(GIVEN INSTRUCTION): Within the entries below, please return exactly the lines from the one with "Write a Python" through the one with "ax.bar(x + (i", leaving out any pictures.

(DATA SUPPLIED):
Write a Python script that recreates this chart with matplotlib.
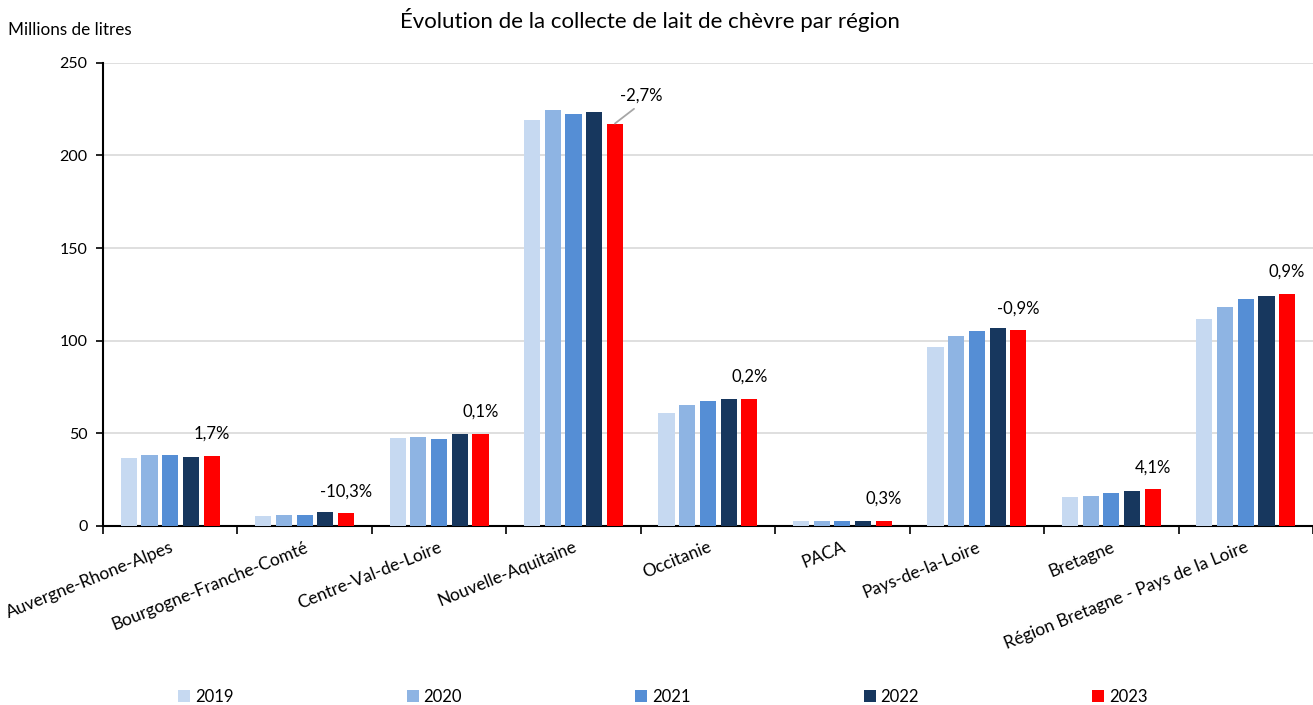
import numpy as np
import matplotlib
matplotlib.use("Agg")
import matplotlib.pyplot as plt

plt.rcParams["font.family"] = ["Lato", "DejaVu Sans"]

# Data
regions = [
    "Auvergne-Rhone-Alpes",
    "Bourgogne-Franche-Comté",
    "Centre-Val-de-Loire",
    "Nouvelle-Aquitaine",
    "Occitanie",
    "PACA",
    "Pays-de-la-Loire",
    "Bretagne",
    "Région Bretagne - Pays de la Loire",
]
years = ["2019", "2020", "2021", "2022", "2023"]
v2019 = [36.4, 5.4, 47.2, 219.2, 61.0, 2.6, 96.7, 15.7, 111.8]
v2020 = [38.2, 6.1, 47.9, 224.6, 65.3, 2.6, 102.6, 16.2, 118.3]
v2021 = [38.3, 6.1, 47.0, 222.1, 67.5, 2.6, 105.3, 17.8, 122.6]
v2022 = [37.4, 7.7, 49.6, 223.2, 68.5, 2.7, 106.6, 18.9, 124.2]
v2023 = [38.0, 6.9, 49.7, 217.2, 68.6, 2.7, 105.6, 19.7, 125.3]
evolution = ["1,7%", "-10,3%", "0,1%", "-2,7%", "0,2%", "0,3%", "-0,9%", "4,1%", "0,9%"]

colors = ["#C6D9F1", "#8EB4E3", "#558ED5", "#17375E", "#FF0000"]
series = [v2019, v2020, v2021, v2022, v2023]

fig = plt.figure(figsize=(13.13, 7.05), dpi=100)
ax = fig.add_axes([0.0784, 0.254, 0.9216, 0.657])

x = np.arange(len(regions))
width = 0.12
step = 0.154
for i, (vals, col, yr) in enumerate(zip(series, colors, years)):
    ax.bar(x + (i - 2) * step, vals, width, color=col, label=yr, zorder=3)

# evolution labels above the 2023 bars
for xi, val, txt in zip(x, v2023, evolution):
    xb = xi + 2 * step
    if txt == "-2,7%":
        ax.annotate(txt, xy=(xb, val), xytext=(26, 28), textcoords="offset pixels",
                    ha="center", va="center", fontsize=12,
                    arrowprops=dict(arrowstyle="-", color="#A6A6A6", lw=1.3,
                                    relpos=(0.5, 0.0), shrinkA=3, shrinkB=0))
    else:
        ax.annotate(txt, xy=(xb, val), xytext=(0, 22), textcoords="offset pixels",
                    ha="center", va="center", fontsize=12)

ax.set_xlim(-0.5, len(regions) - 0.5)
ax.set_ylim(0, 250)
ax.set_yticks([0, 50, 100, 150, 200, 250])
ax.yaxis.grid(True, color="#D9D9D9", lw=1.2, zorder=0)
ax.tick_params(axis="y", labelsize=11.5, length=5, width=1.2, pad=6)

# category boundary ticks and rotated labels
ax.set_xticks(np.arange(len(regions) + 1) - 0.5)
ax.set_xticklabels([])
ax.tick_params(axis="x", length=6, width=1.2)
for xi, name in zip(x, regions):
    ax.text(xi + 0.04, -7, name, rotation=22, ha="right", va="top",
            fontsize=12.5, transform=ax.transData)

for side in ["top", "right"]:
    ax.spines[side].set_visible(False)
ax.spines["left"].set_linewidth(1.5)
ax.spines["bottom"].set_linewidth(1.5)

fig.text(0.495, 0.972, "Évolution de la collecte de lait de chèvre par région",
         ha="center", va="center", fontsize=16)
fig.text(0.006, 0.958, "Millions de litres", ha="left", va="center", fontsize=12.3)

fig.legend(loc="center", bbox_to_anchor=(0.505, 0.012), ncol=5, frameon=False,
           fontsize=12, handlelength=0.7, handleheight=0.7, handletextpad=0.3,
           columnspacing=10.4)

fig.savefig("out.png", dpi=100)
==
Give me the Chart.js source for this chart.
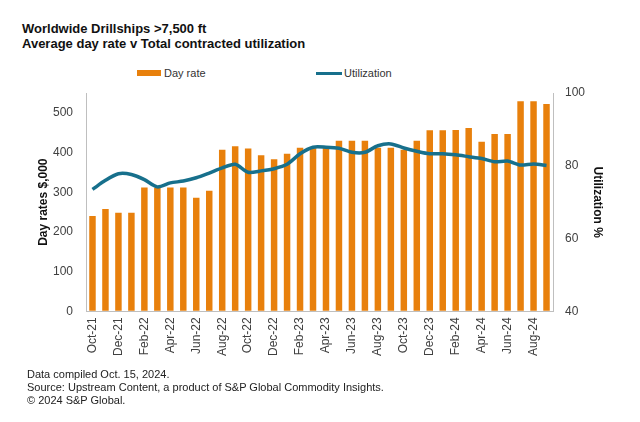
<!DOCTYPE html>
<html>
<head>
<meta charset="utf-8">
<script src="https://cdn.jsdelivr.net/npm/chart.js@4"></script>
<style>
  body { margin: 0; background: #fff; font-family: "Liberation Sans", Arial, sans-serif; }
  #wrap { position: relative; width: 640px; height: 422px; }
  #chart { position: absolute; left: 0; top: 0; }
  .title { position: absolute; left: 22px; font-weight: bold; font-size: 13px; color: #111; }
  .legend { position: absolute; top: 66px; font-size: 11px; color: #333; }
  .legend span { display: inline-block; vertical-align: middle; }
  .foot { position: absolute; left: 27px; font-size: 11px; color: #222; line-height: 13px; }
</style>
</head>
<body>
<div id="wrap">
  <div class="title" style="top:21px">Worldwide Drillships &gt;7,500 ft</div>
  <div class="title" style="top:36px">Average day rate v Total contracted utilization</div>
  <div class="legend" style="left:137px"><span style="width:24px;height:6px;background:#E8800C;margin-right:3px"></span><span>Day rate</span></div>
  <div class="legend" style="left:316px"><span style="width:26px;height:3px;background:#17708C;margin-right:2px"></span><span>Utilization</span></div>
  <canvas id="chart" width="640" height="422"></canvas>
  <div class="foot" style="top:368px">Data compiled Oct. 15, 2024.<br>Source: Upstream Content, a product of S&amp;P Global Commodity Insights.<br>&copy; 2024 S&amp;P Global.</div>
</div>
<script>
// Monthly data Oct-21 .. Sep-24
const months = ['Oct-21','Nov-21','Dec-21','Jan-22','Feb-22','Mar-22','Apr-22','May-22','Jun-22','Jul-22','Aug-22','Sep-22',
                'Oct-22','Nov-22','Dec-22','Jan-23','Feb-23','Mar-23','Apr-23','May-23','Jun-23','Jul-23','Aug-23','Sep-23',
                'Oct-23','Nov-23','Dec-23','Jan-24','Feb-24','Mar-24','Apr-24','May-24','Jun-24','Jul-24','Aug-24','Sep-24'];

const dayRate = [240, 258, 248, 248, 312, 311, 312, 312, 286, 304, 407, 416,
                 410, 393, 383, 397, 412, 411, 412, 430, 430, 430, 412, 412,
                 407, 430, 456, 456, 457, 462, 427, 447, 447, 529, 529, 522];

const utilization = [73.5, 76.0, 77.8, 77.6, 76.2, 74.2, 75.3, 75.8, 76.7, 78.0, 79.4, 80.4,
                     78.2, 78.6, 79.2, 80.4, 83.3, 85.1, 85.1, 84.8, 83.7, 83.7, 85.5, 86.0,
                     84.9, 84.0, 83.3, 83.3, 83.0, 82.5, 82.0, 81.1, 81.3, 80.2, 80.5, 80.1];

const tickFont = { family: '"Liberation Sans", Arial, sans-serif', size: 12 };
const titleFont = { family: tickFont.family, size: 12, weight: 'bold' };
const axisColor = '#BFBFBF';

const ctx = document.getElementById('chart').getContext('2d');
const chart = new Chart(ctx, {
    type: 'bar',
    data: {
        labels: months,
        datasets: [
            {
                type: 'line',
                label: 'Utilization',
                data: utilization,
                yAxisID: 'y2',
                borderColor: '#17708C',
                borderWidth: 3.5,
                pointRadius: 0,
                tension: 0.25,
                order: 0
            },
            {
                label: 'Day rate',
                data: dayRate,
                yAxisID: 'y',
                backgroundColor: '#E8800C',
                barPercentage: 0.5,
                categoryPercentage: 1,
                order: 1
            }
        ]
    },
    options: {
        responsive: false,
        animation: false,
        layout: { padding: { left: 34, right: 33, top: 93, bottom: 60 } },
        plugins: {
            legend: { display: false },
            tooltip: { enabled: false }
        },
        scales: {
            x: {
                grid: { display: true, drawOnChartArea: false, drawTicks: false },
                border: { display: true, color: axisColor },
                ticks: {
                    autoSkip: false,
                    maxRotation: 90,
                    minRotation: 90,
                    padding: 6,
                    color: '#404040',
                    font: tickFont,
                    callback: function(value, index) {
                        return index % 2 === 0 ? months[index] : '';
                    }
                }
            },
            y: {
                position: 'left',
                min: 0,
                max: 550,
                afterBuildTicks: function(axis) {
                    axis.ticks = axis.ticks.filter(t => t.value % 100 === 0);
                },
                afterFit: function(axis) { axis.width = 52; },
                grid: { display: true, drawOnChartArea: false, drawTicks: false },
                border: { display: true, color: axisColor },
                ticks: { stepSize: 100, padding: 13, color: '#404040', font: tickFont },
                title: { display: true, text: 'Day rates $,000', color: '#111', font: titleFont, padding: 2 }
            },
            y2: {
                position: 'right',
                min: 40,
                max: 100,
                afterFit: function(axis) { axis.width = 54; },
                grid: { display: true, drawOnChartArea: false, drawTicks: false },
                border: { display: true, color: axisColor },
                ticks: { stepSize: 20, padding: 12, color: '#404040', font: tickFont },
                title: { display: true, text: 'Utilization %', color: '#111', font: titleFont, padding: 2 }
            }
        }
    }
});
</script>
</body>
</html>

(THE RESULT):
Write a Python script that recreates this chart with matplotlib.
import numpy as np
import matplotlib
matplotlib.use("Agg")
import matplotlib.pyplot as plt

plt.rcParams["font.family"] = ["Lato", "DejaVu Sans"]

# Data
regions = [
    "Auvergne-Rhone-Alpes",
    "Bourgogne-Franche-Comté",
    "Centre-Val-de-Loire",
    "Nouvelle-Aquitaine",
    "Occitanie",
    "PACA",
    "Pays-de-la-Loire",
    "Bretagne",
    "Région Bretagne - Pays de la Loire",
]
years = ["2019", "2020", "2021", "2022", "2023"]
v2019 = [36.4, 5.4, 47.2, 219.2, 61.0, 2.6, 96.7, 15.7, 111.8]
v2020 = [38.2, 6.1, 47.9, 224.6, 65.3, 2.6, 102.6, 16.2, 118.3]
v2021 = [38.3, 6.1, 47.0, 222.1, 67.5, 2.6, 105.3, 17.8, 122.6]
v2022 = [37.4, 7.7, 49.6, 223.2, 68.5, 2.7, 106.6, 18.9, 124.2]
v2023 = [38.0, 6.9, 49.7, 217.2, 68.6, 2.7, 105.6, 19.7, 125.3]
evolution = ["1,7%", "-10,3%", "0,1%", "-2,7%", "0,2%", "0,3%", "-0,9%", "4,1%", "0,9%"]

colors = ["#C6D9F1", "#8EB4E3", "#558ED5", "#17375E", "#FF0000"]
series = [v2019, v2020, v2021, v2022, v2023]

fig = plt.figure(figsize=(13.13, 7.05), dpi=100)
ax = fig.add_axes([0.0784, 0.254, 0.9216, 0.657])

x = np.arange(len(regions))
width = 0.12
step = 0.154
for i, (vals, col, yr) in enumerate(zip(series, colors, years)):
    ax.bar(x + (i - 2) * step, vals, width, color=col, label=yr, zorder=3)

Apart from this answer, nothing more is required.